Fin 1957 la 31F quitte le théâtre d’opération algérois et constantinois pour rejoindre la Base Aérienne 180 de Bousfer, non loin d’Oran dans l’ouest du territoire. Pour autant les combats y sont aussi âpres qu’ailleurs en Algérie. En parallèle Babot continuent de penser l’hélicoptère d’assaut. Il envisage le montage de paniers lance-roquettes, de lanceurs de bombes, mais il est rarement suivi par son état-major. Il faut dire qu’à Paris on se méfie un peu de cet officier de marine qui préfère les airs à la baille.
À cette même époque l’état-major de la Marine Nationale obtient qu’une Banane Volante de la 31F soit en quasi permanence détachée à bord du porte-avions Arromanches comme appareil de transport et de servitude. Entre les deux hélicos perdus lors de crashs, celui utilisé pour cannibalisation, et ce dernier la 31F se retrouve amputée à six H-21C. Début 1958 déjà dans l’esprit des amiraux français s’éveille la possibilité de voir disparaitre les Bananes Volantes de l’arsenal de la Flottille 31F. Peu d’hélicoptères sont alors disponibles et finalement il est décidé de conserver encore un peu.

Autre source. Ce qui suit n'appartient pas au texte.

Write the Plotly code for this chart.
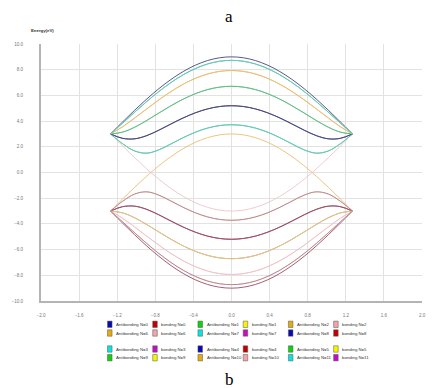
import plotly.graph_objects as go

# ---- data ----
x_vals = [-1.27, -1.143, -1.016, -0.889, -0.762, -0.635, -0.508, -0.381, -0.254, -0.127, 0.0,
          0.127, 0.254, 0.381, 0.508, 0.635, 0.762, 0.889, 1.016, 1.143, 1.27]

anti_L0 = [3.0, 3.939, 4.854, 5.724, 6.527, 7.243, 7.854, 8.346, 8.706, 8.926, 9.0,
           8.926, 8.706, 8.346, 7.854, 7.243, 6.527, 5.724, 4.854, 3.939, 3.0]
anti_L1 = [3.0, 3.842, 4.698, 5.529, 6.306, 7.003, 7.602, 8.085, 8.439, 8.655, 8.728,
           8.655, 8.439, 8.085, 7.602, 7.003, 6.306, 5.529, 4.698, 3.842, 3.0]
anti_L2 = [3.0, 3.563, 4.243, 4.959, 5.658, 6.303, 6.865, 7.322, 7.660, 7.867, 7.937,
           7.867, 7.660, 7.322, 6.865, 6.303, 5.658, 4.959, 4.243, 3.563, 3.0]
anti_L3 = [3.0, 3.143, 3.527, 4.052, 4.630, 5.196, 5.706, 6.130, 6.447, 6.642, 6.708,
           6.642, 6.447, 6.130, 5.706, 5.196, 4.630, 4.052, 3.527, 3.143, 3.0]
anti_L4 = [3.0, 2.658, 2.622, 2.872, 3.295, 3.778, 4.243, 4.641, 4.944, 5.132, 5.196,
           5.132, 4.944, 4.641, 4.243, 3.778, 3.295, 2.872, 2.622, 2.658, 3.0]
anti_L5 = [3.0, 2.237, 1.674, 1.505, 1.764, 2.226, 2.709, 3.131, 3.451, 3.650, 3.718,
           3.650, 3.451, 3.131, 2.709, 2.226, 1.764, 1.505, 1.674, 2.237, 3.0]
anti_L6 = [-3.0, -2.061, -1.146, -0.276, 0.527, 1.243, 1.854, 2.346, 2.706, 2.926, 3.0,
           2.926, 2.706, 2.346, 1.854, 1.243, 0.527, -0.276, -1.146, -2.061, -3.0]

bond_L0 = [-3.0, -3.939, -4.854, -5.724, -6.527, -7.243, -7.854, -8.346, -8.706, -8.926, -9.0,
           -8.926, -8.706, -8.346, -7.854, -7.243, -6.527, -5.724, -4.854, -3.939, -3.0]
bond_L1 = [-3.0, -3.842, -4.698, -5.529, -6.306, -7.003, -7.602, -8.085, -8.439, -8.655, -8.728,
           -8.655, -8.439, -8.085, -7.602, -7.003, -6.306, -5.529, -4.698, -3.842, -3.0]
bond_L2 = [-3.0, -3.563, -4.243, -4.959, -5.658, -6.303, -6.865, -7.322, -7.660, -7.867, -7.937,
           -7.867, -7.660, -7.322, -6.865, -6.303, -5.658, -4.959, -4.243, -3.563, -3.0]
bond_L3 = [-3.0, -3.143, -3.527, -4.052, -4.630, -5.196, -5.706, -6.130, -6.447, -6.642, -6.708,
           -6.642, -6.447, -6.130, -5.706, -5.196, -4.630, -4.052, -3.527, -3.143, -3.0]
bond_L4 = [-3.0, -2.658, -2.622, -2.872, -3.295, -3.778, -4.243, -4.641, -4.944, -5.132, -5.196,
           -5.132, -4.944, -4.641, -4.243, -3.778, -3.295, -2.872, -2.622, -2.658, -3.0]
bond_L5 = [-3.0, -2.237, -1.674, -1.505, -1.764, -2.226, -2.709, -3.131, -3.451, -3.650, -3.718,
           -3.650, -3.451, -3.131, -2.709, -2.226, -1.764, -1.505, -1.674, -2.237, -3.0]
bond_L6 = [3.0, 2.061, 1.146, 0.276, -0.527, -1.243, -1.854, -2.346, -2.706, -2.926, -3.0,
           -2.926, -2.706, -2.346, -1.854, -1.243, -0.527, 0.276, 1.146, 2.061, 3.0]

anti_levels = [anti_L0, anti_L1, anti_L2, anti_L3, anti_L4, anti_L5, anti_L6]
bond_levels = [bond_L0, bond_L1, bond_L2, bond_L3, bond_L4, bond_L5, bond_L6]
level_of_N = [0, 1, 2, 3, 4, 5, 6, 5, 4, 3, 2, 1]
N_values = list(range(12))

y_ticks = [10, 8, 6, 4, 2, 0, -2, -4, -6, -8, -10]
x_ticks = [-2.0, -1.6, -1.2, -0.8, -0.4, 0.0, 0.4, 0.8, 1.2, 1.6, 2.0]

# legend layout (order in which entries appear, row by row)
legend_rows = [[0, 1, 2], [6, 7, 8], [3, 4, 5], [9, 10, 11]]

# ---- styles ----
palette_names = ["blue", "red", "green", "yellow", "orange", "pink", "cyan", "magenta"]
line_colors = {"blue": "#45457e", "red": "#9a4c66", "green": "#66bb6c", "yellow": "#e8d070",
               "orange": "#eabd72", "pink": "#efc4cb", "cyan": "#5ccccb", "magenta": "#b77aa3"}
swatch_colors = {"blue": "#0a0ab0", "red": "#c00000", "green": "#10d010", "yellow": "#f8f400",
                 "orange": "#e4aa10", "pink": "#f2a4a8", "cyan": "#10e0e0", "magenta": "#c010c0"}


def color_name(N, bonding):
    return palette_names[(2 * N + (1 if bonding else 0)) % 8]


fig = go.Figure()
for N in N_values:
    for bonding in (False, True):
        ys = (bond_levels if bonding else anti_levels)[level_of_N[N]]
        name = ("bonding N=%d" if bonding else "Antibonding N=%d") % N
        fig.add_trace(go.Scatter(
            x=x_vals, y=ys, mode="lines", name=name, showlegend=False,
            line=dict(color=line_colors[color_name(N, bonding)], width=0.9, shape="spline"),
        ))

# ---- geometry (pixels) ----
W, H = 438, 388
L, R, T, B = 38, 423, 44, 301


def px_to_paper(px, py):
    return (px - L) / (R - L), (B - py) / (B - T)


shapes = []
annotations = []
col_x = [107.5, 153.2, 198.9, 244.6, 290.3, 336.0]
row_y = [324.3, 333.0, 349.0, 357.7]
for r, Ns in enumerate(legend_rows):
    entries = []
    for N in Ns:
        entries.append((N, False))
        entries.append((N, True))
    for c, (N, bonding) in enumerate(entries):
        cx, cy = col_x[c], row_y[r]
        x0, y0 = px_to_paper(cx - 2.3, cy + 3.2)
        x1, y1 = px_to_paper(cx + 2.3, cy - 3.2)
        shapes.append(dict(type="rect", xref="paper", yref="paper", x0=x0, y0=y0, x1=x1, y1=y1,
                           fillcolor=swatch_colors[color_name(N, bonding)], line=dict(width=0.5,
                           color="#555555")))
        tx, ty = px_to_paper(cx + 4.5, cy)
        name = ("bonding N=%d" if bonding else "Antibonding N=%d") % N
        annotations.append(dict(text=name, xref="paper", yref="paper", x=tx, y=ty,
                                xanchor="left", yanchor="middle", showarrow=False,
                                font=dict(size=4.3, color="#333333", family="Liberation Sans")))

# titles "a", "b", and y-axis label
ax_, ay_ = px_to_paper(228, 17)
annotations.append(dict(text="a", xref="paper", yref="paper", x=ax_, y=ay_, showarrow=False,
                        xanchor="center", yanchor="middle",
                        font=dict(size=17, color="#000000", family="Liberation Serif")))
bx_, by_ = px_to_paper(228, 379)
annotations.append(dict(text="b", xref="paper", yref="paper", x=bx_, y=by_, showarrow=False,
                        xanchor="center", yanchor="middle",
                        font=dict(size=17, color="#000000", family="Liberation Serif")))
ex_, ey_ = px_to_paper(26, 31)
annotations.append(dict(text="<b>Energy(eV)</b>", xref="paper", yref="paper", x=ex_, y=ey_,
                        showarrow=False, xanchor="left", yanchor="middle",
                        font=dict(size=4.3, color="#333333", family="Liberation Sans")))

fig.update_layout(
    width=W, height=H, autosize=False,
    margin=dict(l=L, r=W - R, t=T, b=H - B, pad=0),
    paper_bgcolor="white", plot_bgcolor="white",
    showlegend=False,
    shapes=shapes, annotations=annotations,
    xaxis=dict(range=[-2.0, 2.0], tickvals=x_ticks, tickformat=".1f",
               showgrid=True, gridcolor="#e2e2e2", gridwidth=1,
               zeroline=False, showline=True, linecolor="#b4b4b4", linewidth=2,
               ticks="", ticklabelstandoff=9,
               tickfont=dict(size=4.5, color="#777777", family="Liberation Sans")),
    yaxis=dict(range=[-10, 10], tickvals=y_ticks, tickformat=".1f",
               showgrid=True, gridcolor="#e2e2e2", gridwidth=1,
               zeroline=False, showline=True, linecolor="#b4b4b4", linewidth=2,
               ticks="", ticklabelstandoff=15,
               tickfont=dict(size=4.5, color="#777777", family="Liberation Sans")),
)

fig.write_html("out.html")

Durant toute l’année 1958 les six H-21C sillonnent l’Algérie d’ouest en est, de la frontière marocaine à la frontière tunisienne, transportant les commandos de marine là où ils sont demandés. Il en est de même l’année suivante. En septembre 1959 le premier Sikorsky HSS fait son apparition dans la 31F. En même temps les Bananes Volantes sont à bout de souffle. Elles seront finalement retirés du service opérationnel en avril 1960. C’est la fin de l’aventure algérienne des H-21C de l’aéronavale. Les quelques appareils encore en (relatif) état de vol sont rétrocédés à l’Armée de Terre.

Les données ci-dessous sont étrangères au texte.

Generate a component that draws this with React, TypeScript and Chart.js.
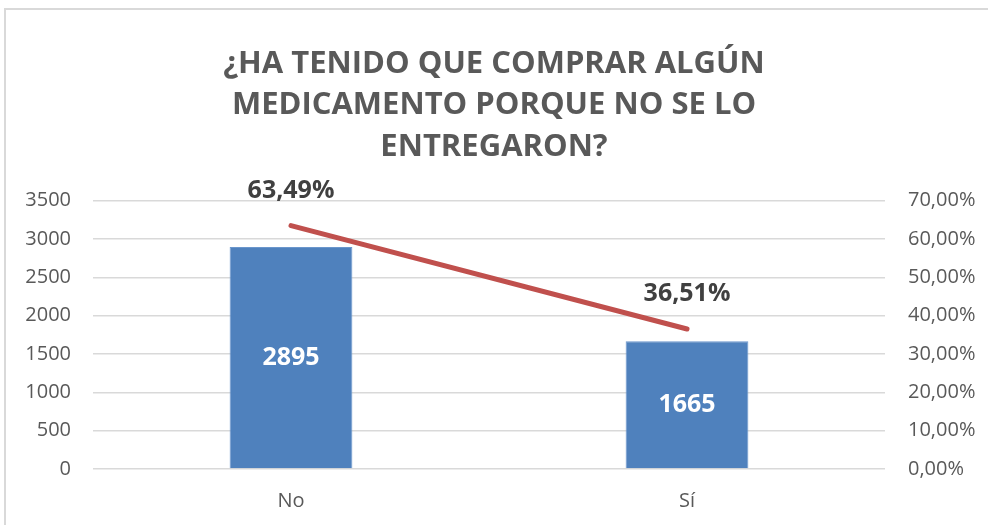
import React, { useEffect, useRef } from "react";
import { Chart, registerables } from "chart.js";

Chart.register(...registerables);

const categories = ["No", "Sí"];
const counts = [2895, 1665];
const percents = [63.49, 36.51];
const countTicks = [0, 500, 1000, 1500, 2000, 2500, 3000, 3500];
const percentTicks = [0, 10, 20, 30, 40, 50, 60, 70];
const titleLines = ["¿HA TENIDO QUE COMPRAR ALGÚN", "MEDICAMENTO PORQUE NO SE LO", "ENTREGARON?"];

const FONT = "'Open Sans', 'DejaVu Sans', sans-serif";

const labelPlugin = {
  id: "valueLabels",
  afterDatasetsDraw(chart: any) {
    const ctx = chart.ctx;
    ctx.save();
    ctx.textAlign = "center";
    ctx.textBaseline = "middle";
    const barMeta = chart.getDatasetMeta(1);
    ctx.font = `bold 25px ${FONT}`;
    ctx.fillStyle = "#FFFFFF";
    barMeta.data.forEach((el: any, i: number) => {
      const midY = (el.y + el.base) / 2;
      ctx.fillText(String(counts[i]), el.x, midY);
    });
    const lineMeta = chart.getDatasetMeta(0);
    ctx.fillStyle = "#404040";
    lineMeta.data.forEach((el: any, i: number) => {
      const txt = percents[i].toFixed(2).replace(".", ",") + "%";
      ctx.fillText(txt, el.x, el.y - 35);
    });
    ctx.restore();
  },
};

export default function App() {
  const ref = useRef<HTMLCanvasElement | null>(null);
  useEffect(() => {
    if (!ref.current) return;
    const chart = new Chart(ref.current, {
      type: "bar",
      data: {
        labels: categories,
        datasets: [
          {
            type: "line",
            label: "Porcentaje",
            data: percents,
            yAxisID: "y1",
            borderColor: "#C0504D",
            borderWidth: 5,
            borderCapStyle: "round",
            pointRadius: 0,
            order: 0,
          } as any,
          {
            type: "bar",
            label: "Cantidad",
            data: counts,
            yAxisID: "y",
            backgroundColor: "#4F81BD",
            borderColor: "#6A96CC",
            borderWidth: 1,
            barPercentage: 0.31,
            categoryPercentage: 1,
            order: 1,
          } as any,
        ],
      },
      options: {
        animation: false,
        responsive: false,
        maintainAspectRatio: false,
        layout: { padding: { top: 0, bottom: 0, left: 0, right: 0 } },
        plugins: {
          legend: { display: false },
          tooltip: { enabled: false },
          title: {
            display: true,
            text: titleLines,
            color: "#595959",
            font: { family: FONT, size: 31, weight: "bold", lineHeight: 1.34 },
            padding: { top: 43, bottom: 33 },
          },
        },
        scales: {
          x: {
            grid: { display: false, drawTicks: false },
            border: { display: false },
            ticks: { color: "#595959", font: { family: FONT, size: 20 }, padding: 20 },
            afterFit: (s: any) => {
              s.height = 56;
            },
          },
          y: {
            position: "left",
            min: 0,
            max: 3500,
            afterBuildTicks: (s: any) => {
              s.ticks = countTicks.map((v) => ({ value: v }));
            },
            grid: { color: "#D9D9D9", lineWidth: 1.5, drawTicks: false },
            border: { display: false },
            ticks: {
              color: "#595959",
              font: { family: FONT, size: 20 },
              padding: 22,
              callback: (v: any) => String(v),
            },
            afterFit: (s: any) => {
              s.width = 93;
            },
          },
          y1: {
            position: "right",
            min: 0,
            max: 70,
            afterBuildTicks: (s: any) => {
              s.ticks = percentTicks.map((v) => ({ value: v }));
            },
            grid: { display: false, drawTicks: false },
            border: { display: false },
            ticks: {
              color: "#595959",
              font: { family: FONT, size: 20 },
              padding: 23,
              callback: (v: any) => Number(v).toFixed(2).replace(".", ",") + "%",
            },
            afterFit: (s: any) => {
              s.width = 103;
            },
          },
        },
      } as any,
      plugins: [labelPlugin],
    });
    return () => chart.destroy();
  }, []);
  return (
    <div style={{ position: "absolute", left: 0, top: 0, width: 988, height: 525, background: "#fff", overflow: "hidden" }}>
      <div
        style={{
          position: "absolute",
          left: 4,
          top: 8,
          width: 1000,
          height: 600,
          border: "2px solid #D9D9D9",
          boxSizing: "border-box",
        }}
      />
      <canvas ref={ref} width={988} height={525} style={{ position: "absolute", left: 0, top: 0 }} />
    </div>
  );
}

Si le Piasecki H-21C n’a jamais eu dans la Marine Nationale l’aura de son successeur, il n’en demeure pas moins que durant la guerre d’Algérie ses pilotes posèrent les premières pierres de ce qui allait devenir une des spécialités françaises : le transport héliporté de commandos de marine, un rôle aujourd’hui dévolu aux hommes et aux femmes qui pilotent l’ultramoderne NH90 Caïman. Et dire que tout est parti d’une Banane Volante.